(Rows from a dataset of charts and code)
::::
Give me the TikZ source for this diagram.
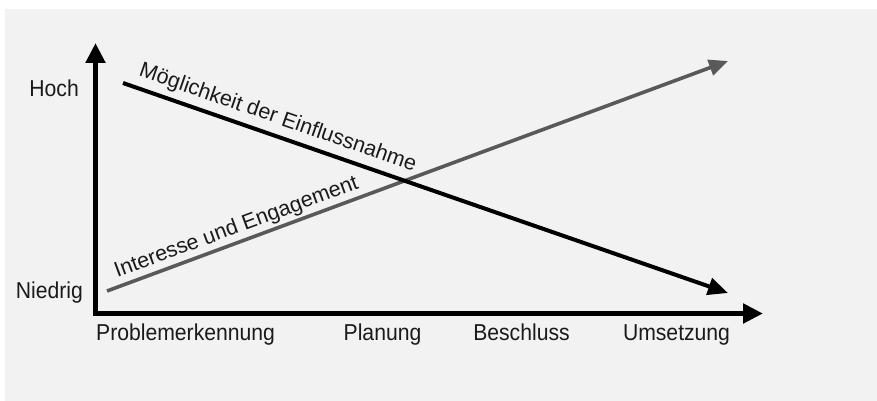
\documentclass[tikz,border=0pt]{standalone}
\usepackage{fontspec}
\setmainfont{Liberation Sans}
\usetikzlibrary{arrows.meta}
\definecolor{bggray}{HTML}{F2F2F2}
\definecolor{linegray}{HTML}{595959}
\definecolor{txt}{HTML}{1A1A1A}
\begin{document}
\begin{tikzpicture}[x=1pt,y=-1pt,
  axis/.style={line width=5pt, line join=miter, -{Triangle[length=20pt,width=19pt]}},
  blackline/.style={line width=4pt, -{Triangle[length=20pt,width=17pt]}},
  grayline/.style={draw=linegray, line width=3.6pt, -{Triangle[length=19pt,width=16pt]}, color=linegray},
  lbl/.style={inner sep=0pt, text=txt, font=\fontsize{23}{27}\selectfont, xscale=0.92},
  slbl/.style={inner sep=0pt, text=txt, font=\fontsize{21.5}{26}\selectfont}]
\useasboundingbox (0,0) rectangle (877,401);
\fill[white] (0,0) rectangle (877,401);
\fill[bggray] (5,9) rectangle (877,401);

\coordinate (O) at (95.5,313.5);
\coordinate (ytip) at (95.5,43);
\coordinate (xtip) at (763,313.5);
\coordinate (g1) at (107,291);
\coordinate (g2) at (728,61);
\coordinate (b1) at (123,83);
\coordinate (b2) at (728,293);

\draw[axis] (O) -- (ytip);
\draw[axis] (O) -- (xtip);
\draw[line width=5pt, line join=miter] (95.5,290) -- (O) -- (120,313.5);

\draw[grayline] (g1) -- (g2);
\draw[blackline] (b1) -- (b2);

\node[lbl, anchor=base east] (hoch) at (79,97) {Hoch};
\node[lbl, anchor=base east] (niedrig) at (83,298) {Niedrig};
\node[lbl, anchor=base west] (p1) at (96,340) {Problemerkennung};
\node[lbl, anchor=base] (p2) at (382.5,340) {Planung};
\node[lbl, anchor=base] (p3) at (521.5,340) {Beschluss};
\node[lbl, anchor=base] (p4) at (676.5,340) {Umsetzung};

\node[slbl, anchor=base, rotate=-19.1] (moeg) at (276,123.5) {Möglichkeit der Einflussnahme};
\node[slbl, anchor=base, rotate=20.3] (int) at (238.5,233) {Interesse und Engagement};
\end{tikzpicture}
\end{document}
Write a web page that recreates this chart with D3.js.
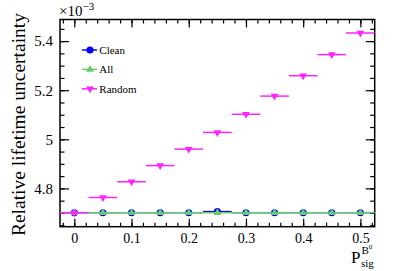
<!DOCTYPE html>
<html>
<head>
<meta charset="utf-8">
<script src="https://cdn.jsdelivr.net/npm/d3@7"></script>
<style>
  html, body { margin: 0; padding: 0; background: #fff; }
  svg text { font-family: "Liberation Serif", "Times New Roman", serif; }
</style>
</head>
<body>
<svg id="chart" width="399" height="271"></svg>
<script>
// values in units of 1e-3
const pSig   = [0, 0.05, 0.1, 0.15, 0.2, 0.25, 0.3, 0.35, 0.4, 0.45, 0.5];
const clean  = [4.701, 4.701, 4.701, 4.701, 4.701, 4.706, 4.701, 4.701, 4.701, 4.701, 4.701];
const allEv  = [4.701, 4.701, 4.701, 4.701, 4.701, 4.701, 4.701, 4.701, 4.701, 4.701, 4.701];
const random = [4.701, 4.763, 4.827, 4.893, 4.960, 5.028, 5.102, 5.176, 5.259, 5.345, 5.433];
const seriesNames = ["Clean", "All", "Random"];
const xTicks = [0, 0.1, 0.2, 0.3, 0.4, 0.5];
const yTicks = [4.8, 5.0, 5.2, 5.4];
const halfBin = 0.025;

const W = 399, H = 271, M = {t:19.5, r:24.3, b:44.3, l:60};
const innerW = W - M.l - M.r, innerH = H - M.t - M.b;

const svg = d3.select("#chart");
const g = svg.append("g").attr("transform", `translate(${M.l},${M.t})`);

const x = d3.scaleLinear().domain([-0.025, 0.525]).range([0, innerW]);
const y = d3.scaleLinear().domain([4.644, 5.488]).range([innerH, 0]);

const xMinor = d3.range(-0.02, 0.521, 0.02).map(v => +v.toFixed(2));
const yMinor = d3.range(4.65, 5.48, 0.05).map(v => +v.toFixed(2));

function styleAxis(sel) {
  sel.select(".domain").remove();
  sel.selectAll("line").attr("stroke", "#000").attr("stroke-width", 1.2);
}

// bottom axis
g.append("g").attr("transform", `translate(0,${innerH})`)
  .call(d3.axisBottom(x).tickValues(xTicks).tickSize(-8).tickPadding(6.5)
    .tickFormat(d => d === 0 ? "0" : d3.format(".1f")(d)))
  .call(styleAxis)
  .call(s => s.selectAll("text").attr("font-size", 14).attr("fill", "#000"));
g.append("g").attr("transform", `translate(0,${innerH})`)
  .call(d3.axisBottom(x).tickValues(xMinor).tickSize(-4).tickFormat(""))
  .call(styleAxis);
// top axis
g.append("g")
  .call(d3.axisTop(x).tickValues(xTicks).tickSize(-8).tickFormat(""))
  .call(styleAxis);
g.append("g")
  .call(d3.axisTop(x).tickValues(xMinor).tickSize(-4).tickFormat(""))
  .call(styleAxis);
// left axis
g.append("g")
  .call(d3.axisLeft(y).tickValues(yTicks).tickSize(-9).tickPadding(7)
    .tickFormat(d => d === 5 ? "5" : d3.format(".1f")(d)))
  .call(styleAxis)
  .call(s => s.selectAll("text").attr("font-size", 15).attr("fill", "#000"));
g.append("g")
  .call(d3.axisLeft(y).tickValues(yMinor).tickSize(-4.5).tickFormat(""))
  .call(styleAxis);
// right axis
g.append("g").attr("transform", `translate(${innerW},0)`)
  .call(d3.axisRight(y).tickValues(yTicks).tickSize(-9).tickFormat(""))
  .call(styleAxis);
g.append("g").attr("transform", `translate(${innerW},0)`)
  .call(d3.axisRight(y).tickValues(yMinor).tickSize(-4.5).tickFormat(""))
  .call(styleAxis);

// frame
g.append("rect").attr("width", innerW).attr("height", innerH)
  .attr("fill", "none").attr("stroke", "#000").attr("stroke-width", 1.5);

// series
const series = [
  {name: seriesNames[0], vals: clean,  color: "#0000ff", marker: "circle", lw: 1.2},
  {name: seriesNames[1], vals: allEv,  color: "#66cc66", marker: "up", lw: 1.5},
  {name: seriesNames[2], vals: random, color: "#ff22ff", marker: "down", lw: 1.5}
];

const sym = {
  circle: d3.symbol(d3.symbolCircle, 40)(),
  up: d3.symbol(d3.symbolTriangle, 26)(),
  down: d3.symbol(d3.symbolTriangle, 26)()
};

function drawMarker(sel, s) {
  sel.append("path").attr("d", sym[s.marker]).attr("fill", s.color)
    .attr("transform", s.marker === "down" ? "rotate(180)" : null);
}

series.forEach(s => {
  const sg = g.append("g");
  sg.selectAll("line").data(pSig.map((p, i) => [p, s.vals[i]])).join("line")
    .attr("x1", d => x(d[0] - halfBin)).attr("x2", d => x(d[0] + halfBin))
    .attr("y1", d => y(d[1])).attr("y2", d => y(d[1]))
    .attr("stroke", s.color).attr("stroke-width", s.lw);
  sg.selectAll("g").data(pSig.map((p, i) => [p, s.vals[i]])).join("g")
    .attr("transform", d => `translate(${x(d[0])},${y(d[1])})`)
    .each(function() { drawMarker(d3.select(this), s); });
});

// legend
const leg = svg.append("g");
series.forEach((s, i) => {
  const ly = 50 + i * 19.4;
  leg.append("line").attr("x1", 82).attr("x2", 97).attr("y1", ly).attr("y2", ly)
    .attr("stroke", s.color).attr("stroke-width", 1.5);
  const mg = leg.append("g").attr("transform", `translate(90,${ly})`);
  drawMarker(mg, s);
  leg.append("text").attr("x", 99.3).attr("y", ly + 4).attr("font-size", 11)
    .attr("fill", "#000").text(s.name);
});

// exponent label
svg.append("text").attr("x", 59).attr("y", 16).attr("font-size", 15).attr("fill", "#000")
  .text("×10")
  .append("tspan").attr("dy", -6).attr("font-size", 11).text("−3");

// y title
svg.append("text")
  .attr("transform", "translate(25,13) rotate(-90)")
  .attr("text-anchor", "end").attr("font-size", 19.5).attr("fill", "#000")
  .text("Relative lifetime uncertainty");

// x title
svg.append("text").attr("x", 351).attr("y", 262.5).attr("font-size", 17).attr("fill", "#000")
  .text("P");
svg.append("text").attr("x", 361.5).attr("y", 253.5).attr("font-size", 11).attr("fill", "#000")
  .text("B").append("tspan").attr("dy", -5).attr("font-size", 7).text("0");
svg.append("text").attr("x", 361).attr("y", 266.5).attr("font-size", 11).attr("fill", "#000")
  .text("sig");
</script>
</body>
</html>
::::
Restate, line by line and word for word, everything from the top of the material through the line that contains "(b2) at (728,293);". Leave pictures out.

» Correct result:
Give me the TikZ source for this diagram.
\documentclass[tikz,border=0pt]{standalone}
\usepackage{fontspec}
\setmainfont{Liberation Sans}
\usetikzlibrary{arrows.meta}
\definecolor{bggray}{HTML}{F2F2F2}
\definecolor{linegray}{HTML}{595959}
\definecolor{txt}{HTML}{1A1A1A}
\begin{document}
\begin{tikzpicture}[x=1pt,y=-1pt,
  axis/.style={line width=5pt, line join=miter, -{Triangle[length=20pt,width=19pt]}},
  blackline/.style={line width=4pt, -{Triangle[length=20pt,width=17pt]}},
  grayline/.style={draw=linegray, line width=3.6pt, -{Triangle[length=19pt,width=16pt]}, color=linegray},
  lbl/.style={inner sep=0pt, text=txt, font=\fontsize{23}{27}\selectfont, xscale=0.92},
  slbl/.style={inner sep=0pt, text=txt, font=\fontsize{21.5}{26}\selectfont}]
\useasboundingbox (0,0) rectangle (877,401);
\fill[white] (0,0) rectangle (877,401);
\fill[bggray] (5,9) rectangle (877,401);

\coordinate (O) at (95.5,313.5);
\coordinate (ytip) at (95.5,43);
\coordinate (xtip) at (763,313.5);
\coordinate (g1) at (107,291);
\coordinate (g2) at (728,61);
\coordinate (b1) at (123,83);
\coordinate (b2) at (728,293);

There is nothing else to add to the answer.